*Task requirements*
Work out how many lines of the listing hold the string "chart", then answer with that number and nothing else.

[Source records]
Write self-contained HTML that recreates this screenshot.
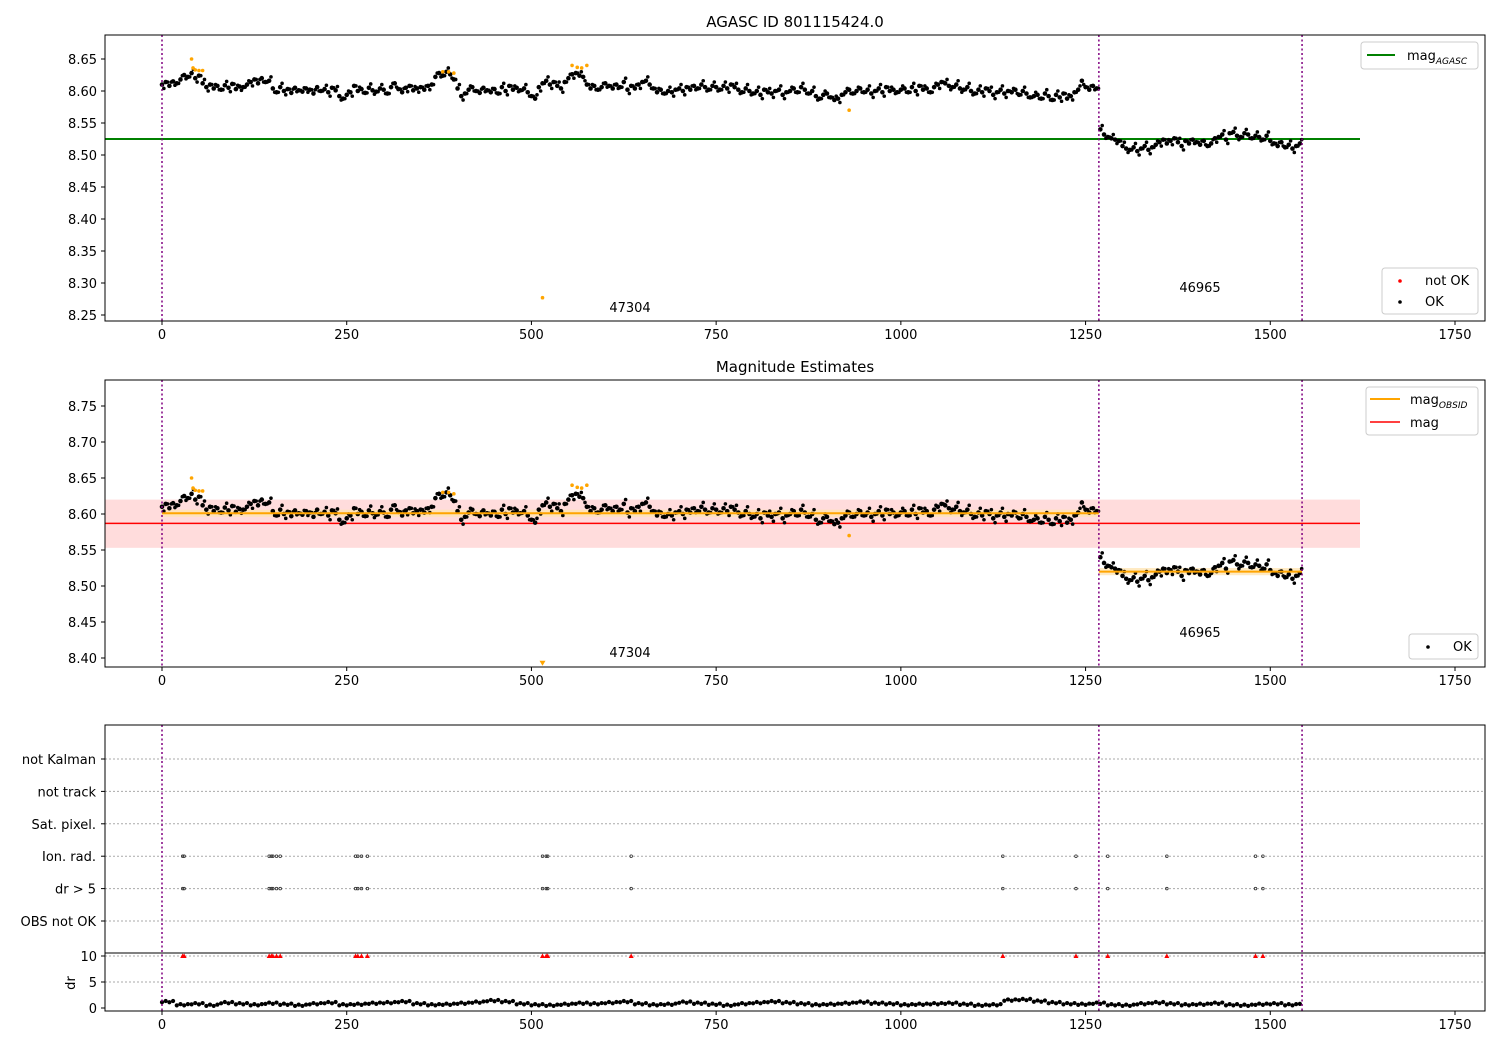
<!DOCTYPE html>
<html><head><meta charset="utf-8"><style>
body{margin:0;background:#fff;font-family:"Liberation Sans","DejaVu Sans",sans-serif;}
svg text{font-family:"DejaVu Sans","Liberation Sans",sans-serif;}
</style></head><body>
<svg id="c" width="1500" height="1050" xmlns="http://www.w3.org/2000/svg"></svg>
<script>
// ---- data ----
const magStep = 5;
const magMilli = [10,14,8,15,12,18,25,22,28,20,
24,12,6,10,4,8,2,9,5,11,
3,7,6,10,14,18,12,20,14,16,
4,-2,6,0,3,-3,5,1,-1,4,
2,-4,6,0,3,-2,5,1,-8,-12,
-6,-2,8,0,3,-3,5,1,-1,4,
2,-4,6,12,3,-2,5,8,1,4,
6,2,8,10,22,28,24,30,26,18,
4,-8,-4,2,6,0,-3,5,1,-2,
3,-4,6,0,8,2,5,1,4,-2,
-8,-12,6,12,16,10,14,8,4,14,
20,26,28,24,22,10,4,8,2,6,
12,8,4,10,6,14,2,8,4,10,
14,16,10,4,-2,2,-4,0,-2,2,
4,0,6,2,8,4,10,6,2,8,
6,2,8,4,10,6,2,-2,4,0,
-4,0,-6,2,-2,-4,0,2,-6,-2,
0,4,-2,6,2,-4,0,-8,-12,-6,
-4,-10,-14,-12,-6,-2,2,-4,0,4,
-2,2,-4,0,4,-2,6,0,2,-2,
2,4,-2,6,0,8,2,4,-2,6,
10,14,12,8,6,10,4,2,6,0,
-4,2,-2,4,0,-6,-2,2,-4,0,
-2,2,-6,0,-4,-10,-8,-6,-12,-4,
-8,-14,-6,-10,-4,-12,-8,-2,2,16,
6,2,8,4,
-60,-68,-72,-74,-76,-78,
-86,-90,-92,-88,-94,-90,-86,-92,-88,-84,
-80,-76,-82,-78,-74,-80,-86,-78,-82,-76,
-80,-84,-78,-86,-82,-74,-72,-68,-76,-66,
-64,-70,-72,-66,-68,-74,-70,-72,-76,-70,
-78,-82,-86,-80,-88,-84,-90,-86,-82];
const flagT = [40,42,45,50,55,380,388,395,555,562,568,575,930];
const flagMag = [8.650,8.636,8.633,8.632,8.632,8.630,8.630,8.628,8.640,8.637,8.636,8.640,8.570];
const outT = 515, outMag1 = 8.277, outMag2 = 8.392;
const obsBounds = [0,1268,1543];
const obsIds = ["47304","46965"];
const obsMean = [8.601,8.520];
const agascMag = 8.525;
const magMean = 8.587, magLo = 8.553, magHi = 8.620;
const eventT = [28,30,145,148,150,155,160,262,265,270,278,515,520,522,635,1138,1237,1280,1360,1480,1490];
const drStep = 20;
const drVals = [1.2,0.6,0.8,0.5,1.0,0.8,0.6,0.9,0.7,0.5,0.8,1.0,0.6,0.7,0.9,1.0,1.2,0.8,0.6,0.7,
0.9,1.1,1.4,1.2,0.8,0.6,0.5,0.7,0.9,0.8,1.0,1.2,0.8,0.6,0.7,1.1,0.9,0.7,0.5,0.8,
1.0,1.2,1.0,0.8,0.6,0.7,0.9,1.1,0.9,0.8,0.6,0.7,0.8,0.9,0.7,0.5,0.6,1.5,1.6,1.3,
1.0,0.8,0.7,0.9,0.6,0.5,0.8,1.0,0.8,0.6,0.7,0.9,0.6,0.5,0.7,0.8,0.6,0.9];
const xTicks = [0,250,500,750,1000,1250,1500,1750];
const y1Ticks = [8.25,8.30,8.35,8.40,8.45,8.50,8.55,8.60,8.65];
const y2Ticks = [8.40,8.45,8.50,8.55,8.60,8.65,8.70,8.75];
const cats = ["not Kalman","not track","Sat. pixel.","Ion. rad.","dr > 5","OBS not OK"];
const drTicks = [0,5,10];

// ---- helpers ----
const S = document.getElementById('c'), NS = "http://www.w3.org/2000/svg";
function mk(tag, at, parent){const e=document.createElementNS(NS,tag);for(const k in at)e.setAttribute(k,at[k]);(parent||S).appendChild(e);return e;}
const L=105,R=1485;
const X = t => 162 + t*(1455-162)/1750;
const Y1 = v => 59 + (8.65-v)*640;
const Y2 = v => 406 + (8.75-v)*720;
const YC = i => 759 + i*32.4;
const YD = v => 1008 - v*5.2;
const magT = i => i*magStep;
function txt(x,y,s,anchor,size,name){const e=mk('text',{x:x,y:y,'text-anchor':anchor||'middle','font-size':size||13,fill:'#000'});e.textContent=s;return e;}

function frame(top,bot,name){
  const r=mk('rect',{x:L,y:top,width:R-L,height:bot-top,fill:'none',stroke:'#000','stroke-width':1});
  
}
function xAxis(bot,name){
  const g=mk('g',{});
  xTicks.forEach(t=>{mk('line',{x1:X(t),x2:X(t),y1:bot,y2:bot+4,stroke:'#000'},g);
    const e=mk('text',{x:X(t),y:bot+18,'text-anchor':'middle','font-size':13},g);e.textContent=t;});
}
function vlines(top,bot){
  obsBounds.forEach(t=>{const l=mk('line',{x1:X(t),x2:X(t),y1:top,y2:bot,stroke:'#800080','stroke-width':1.5,'stroke-dasharray':'2,2.5'});
    });
}
function yAxis(ticks,Yf,fmt,name){
  const g=mk('g',{});
  ticks.forEach(v=>{mk('line',{x1:L-4,x2:L,y1:Yf(v),y2:Yf(v),stroke:'#000'},g);
    const e=mk('text',{x:L-8,y:Yf(v)+5,'text-anchor':'end','font-size':13},g);e.textContent=fmt(v);});
}
function dots(Yf,top,bot,name){
  const g=mk('g',{});
  magMilli.forEach((m,i)=>{const y=Yf(8.6+m/1000);if(y>top&&y<bot)mk('circle',{cx:X(magT(i)),cy:y,r:2.3,fill:'#000'},g);
    const y2=Yf(8.6+m/1000+((i%3)-1)*0.006);if(y2>top&&y2<bot)mk('circle',{cx:X(magT(i)+2.5),cy:y2,r:1.8,fill:'#000'},g);});
  const f=mk('g',{});
  flagT.forEach((t,i)=>mk('circle',{cx:X(t),cy:Yf(flagMag[i]),r:1.8,fill:'#ffa500'},f));
}

// ---- titles ----
txt(795,27,"AGASC ID 801115424.0","middle",15,"main-title");
txt(795,372,"Magnitude Estimates","middle",15,"panel2-title");

// ---- panel 1 ----
const gl=mk('line',{x1:L,x2:1360,y1:Y1(agascMag),y2:Y1(agascMag),stroke:'#008000','stroke-width':2});

dots(Y1,35,321,'panel1-points');
mk('circle',{cx:X(outT),cy:Y1(outMag1),r:1.8,fill:'#ffa500'});
vlines(35,321);
txt(630,312,obsIds[0],"middle",13,"obsid-label");txt(1200,292,obsIds[1],"middle",13,"obsid-label");
frame(35,321,'panel1-axes');
yAxis(y1Ticks,Y1,v=>v.toFixed(2),'panel1-y-axis');xAxis(321,'panel1-x-axis');
let lg=mk('g',{});
mk('rect',{x:1361,y:42,width:117,height:27,rx:3,fill:'#fff',stroke:'#ccc'},lg);
mk('line',{x1:1367,x2:1395,y1:55,y2:55,stroke:'#008000','stroke-width':2},lg);
let t=mk('text',{x:1407,y:60,'font-size':13},lg);t.innerHTML='mag<tspan font-size="9" dy="4" font-style="italic">AGASC</tspan>';
lg=mk('g',{});
mk('rect',{x:1382,y:268,width:96,height:46,rx:3,fill:'#fff',stroke:'#ccc'},lg);
mk('circle',{cx:1400,cy:281,r:1.8,fill:'red'},lg);mk('circle',{cx:1400,cy:302,r:1.8,fill:'#000'},lg);
t=mk('text',{x:1425,y:285,'font-size':13},lg);t.textContent='not OK';
t=mk('text',{x:1425,y:306,'font-size':13},lg);t.textContent='OK';

// ---- panel 2 ----
const band=mk('rect',{x:L,y:Y2(magHi),width:1360-L,height:Y2(magLo)-Y2(magHi),fill:'#ffdcdc'});

const rl=mk('line',{x1:L,x2:1360,y1:Y2(magMean),y2:Y2(magMean),stroke:'red','stroke-width':1.5});

obsMean.forEach((m,i)=>{mk('rect',{x:X(obsBounds[i]),y:Y2(m+0.005),width:X(obsBounds[i+1])-X(obsBounds[i]),height:Y2(m-0.005)-Y2(m+0.005),fill:'#ffe5b4',opacity:0.8});});
dots(Y2,380,667,'panel2-points');
obsMean.forEach((m,i)=>{const l=mk('line',{x1:X(obsBounds[i]),x2:X(obsBounds[i+1]),y1:Y2(m),y2:Y2(m),stroke:'#ffa500','stroke-width':2});
  });
mk('path',{d:`M${X(outT)-3},${Y2(outMag2)-3} h6 l-3,5 z`,fill:'#ffa500'});
vlines(380,667);
txt(630,657,obsIds[0],"middle",13,"obsid-label");txt(1200,637,obsIds[1],"middle",13,"obsid-label");
frame(380,667,'panel2-axes');
yAxis(y2Ticks,Y2,v=>v.toFixed(2),'panel2-y-axis');xAxis(667,'panel2-x-axis');
lg=mk('g',{});
mk('rect',{x:1366,y:387,width:112,height:48,rx:3,fill:'#fff',stroke:'#ccc'},lg);
mk('line',{x1:1370,x2:1400,y1:399,y2:399,stroke:'#ffa500','stroke-width':2},lg);
mk('line',{x1:1370,x2:1400,y1:422,y2:422,stroke:'red','stroke-width':1.5},lg);
t=mk('text',{x:1410,y:404,'font-size':13},lg);t.innerHTML='mag<tspan font-size="9" dy="4" font-style="italic">OBSID</tspan>';
t=mk('text',{x:1410,y:427,'font-size':13},lg);t.textContent='mag';
lg=mk('g',{});
mk('rect',{x:1409,y:634,width:69,height:25,rx:3,fill:'#fff',stroke:'#ccc'},lg);
mk('circle',{cx:1428,cy:647,r:1.8,fill:'#000'},lg);
t=mk('text',{x:1453,y:651,'font-size':13},lg);t.textContent='OK';

// ---- panel 3 ----
const cg=mk('g',{});
cats.forEach((c,i)=>{mk('line',{x1:L,x2:R,y1:YC(i),y2:YC(i),stroke:'#aaa','stroke-dasharray':'2,2'},cg);
  mk('line',{x1:L-4,x2:L,y1:YC(i),y2:YC(i),stroke:'#000'},cg);
  const e=mk('text',{x:L-9,y:YC(i)+5,'text-anchor':'end','font-size':13},cg);e.textContent=c;});
[5,10].forEach(v=>mk('line',{x1:L,x2:R,y1:YD(v),y2:YD(v),stroke:'#aaa','stroke-dasharray':'2,2'}));
const eg=mk('g',{});
eventT.forEach(tt=>{[3,4].forEach(ci=>mk('circle',{cx:X(tt),cy:YC(ci),r:1.3,fill:'none',stroke:'#333','stroke-width':0.8},eg));
  mk('path',{d:`M${X(tt)-2.5},${YD(10)+2} h5 l-2.5,-4.5 z`,fill:'red'},eg);});
const dg=mk('g',{});
drVals.forEach((v,i)=>{for(let k=0;k<4;k++){const tt=i*drStep+k*5;if(tt<=1543)mk('circle',{cx:X(tt),cy:YD(v+((k%2)?0.15:-0.1)),r:2.1,fill:'#000'},dg);}});
vlines(725,1011);
frame(725,1011,'panel3-axes');
mk('line',{x1:L,x2:R,y1:953,y2:953,stroke:'#000'});
yAxis(drTicks,YD,v=>v,'dr-y-axis');
const dl=txt(70,983,"dr","middle",13,"dr-axis-title");dl.setAttribute('transform','rotate(-90 70 983)');dl.setAttribute('y',988);
xAxis(1011,'panel3-x-axis');
</script>
</body></html>
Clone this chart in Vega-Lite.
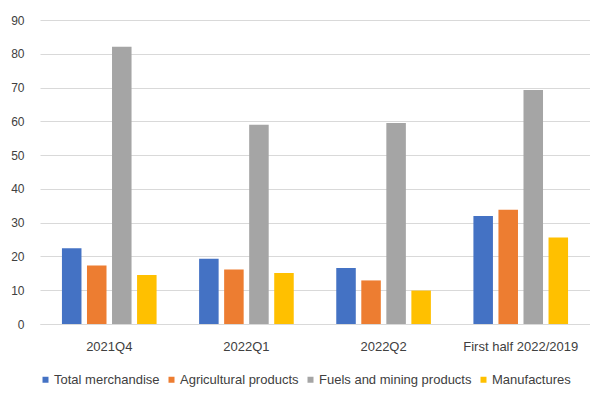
{
  "$schema": "https://vega.github.io/schema/vega-lite/v6.json",
  "width": 550,
  "height": 304,
  "autosize": "none",
  "padding": {"left": 40, "top": 20, "right": 0, "bottom": 71},
  "background": "white",
  "data": {
    "values": [
      {"period": "2021Q4", "series": "Total merchandise", "value": 22.4},
      {"period": "2021Q4", "series": "Agricultural products", "value": 17.3},
      {"period": "2021Q4", "series": "Fuels and mining products", "value": 82.1},
      {"period": "2021Q4", "series": "Manufactures", "value": 14.5},
      {"period": "2022Q1", "series": "Total merchandise", "value": 19.3},
      {"period": "2022Q1", "series": "Agricultural products", "value": 16.1},
      {"period": "2022Q1", "series": "Fuels and mining products", "value": 59.0},
      {"period": "2022Q1", "series": "Manufactures", "value": 15.1},
      {"period": "2022Q2", "series": "Total merchandise", "value": 16.6},
      {"period": "2022Q2", "series": "Agricultural products", "value": 12.9},
      {"period": "2022Q2", "series": "Fuels and mining products", "value": 59.5},
      {"period": "2022Q2", "series": "Manufactures", "value": 9.9},
      {"period": "First half 2022/2019", "series": "Total merchandise", "value": 32.0},
      {"period": "First half 2022/2019", "series": "Agricultural products", "value": 33.8},
      {"period": "First half 2022/2019", "series": "Fuels and mining products", "value": 69.3},
      {"period": "First half 2022/2019", "series": "Manufactures", "value": 25.6}
    ]
  },
  "mark": {"type": "bar"},
  "encoding": {
    "x": {
      "field": "period", "type": "nominal", "sort": null,
      "scale": {"paddingInner": 0.31, "paddingOuter": 0.16},
      "axis": {"title": null, "labelAngle": 0, "ticks": false, "domainColor": "#d9d9d9", "labelPadding": 16, "labelFontSize": 13, "labelColor": "#404040", "labelFont": "Liberation Sans"}
    },
    "xOffset": {
      "field": "series", "type": "nominal", "sort": ["Total merchandise", "Agricultural products", "Fuels and mining products", "Manufactures"],
      "scale": {"paddingInner": 0.22}
    },
    "y": {
      "field": "value", "type": "quantitative",
      "scale": {"domain": [0, 90]},
      "axis": {"title": null, "values": [0,10,20,30,40,50,60,70,80,90], "domain": false, "ticks": false, "gridColor": "#d9d9d9", "labelPadding": 16, "labelFontSize": 12, "labelColor": "#404040", "labelFont": "Liberation Sans"}
    },
    "color": {
      "field": "series", "type": "nominal",
      "sort": ["Total merchandise", "Agricultural products", "Fuels and mining products", "Manufactures"],
      "scale": {"domain": ["Total merchandise", "Agricultural products", "Fuels and mining products", "Manufactures"], "range": ["#4472C4", "#ED7D31", "#A5A5A5", "#FFC000"]},
      "legend": {"title": null, "orient": "none", "legendX": -1, "legendY": 353, "direction": "horizontal", "symbolType": "square", "symbolSize": 36, "labelFontSize": 13, "labelColor": "#404040", "labelFont": "Liberation Sans", "columnPadding": 5, "labelOffset": 2}
    }
  },
  "config": {"view": {"stroke": null}}
}
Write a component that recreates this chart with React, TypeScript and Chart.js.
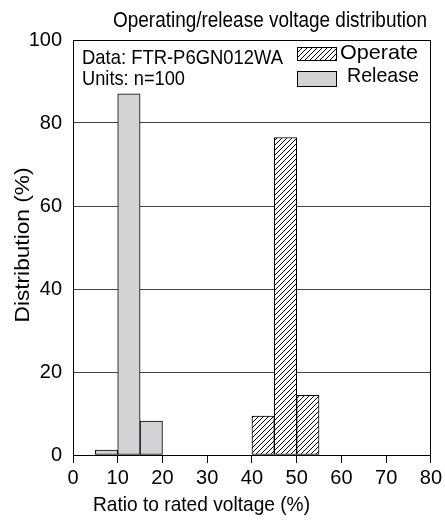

*The reply*
2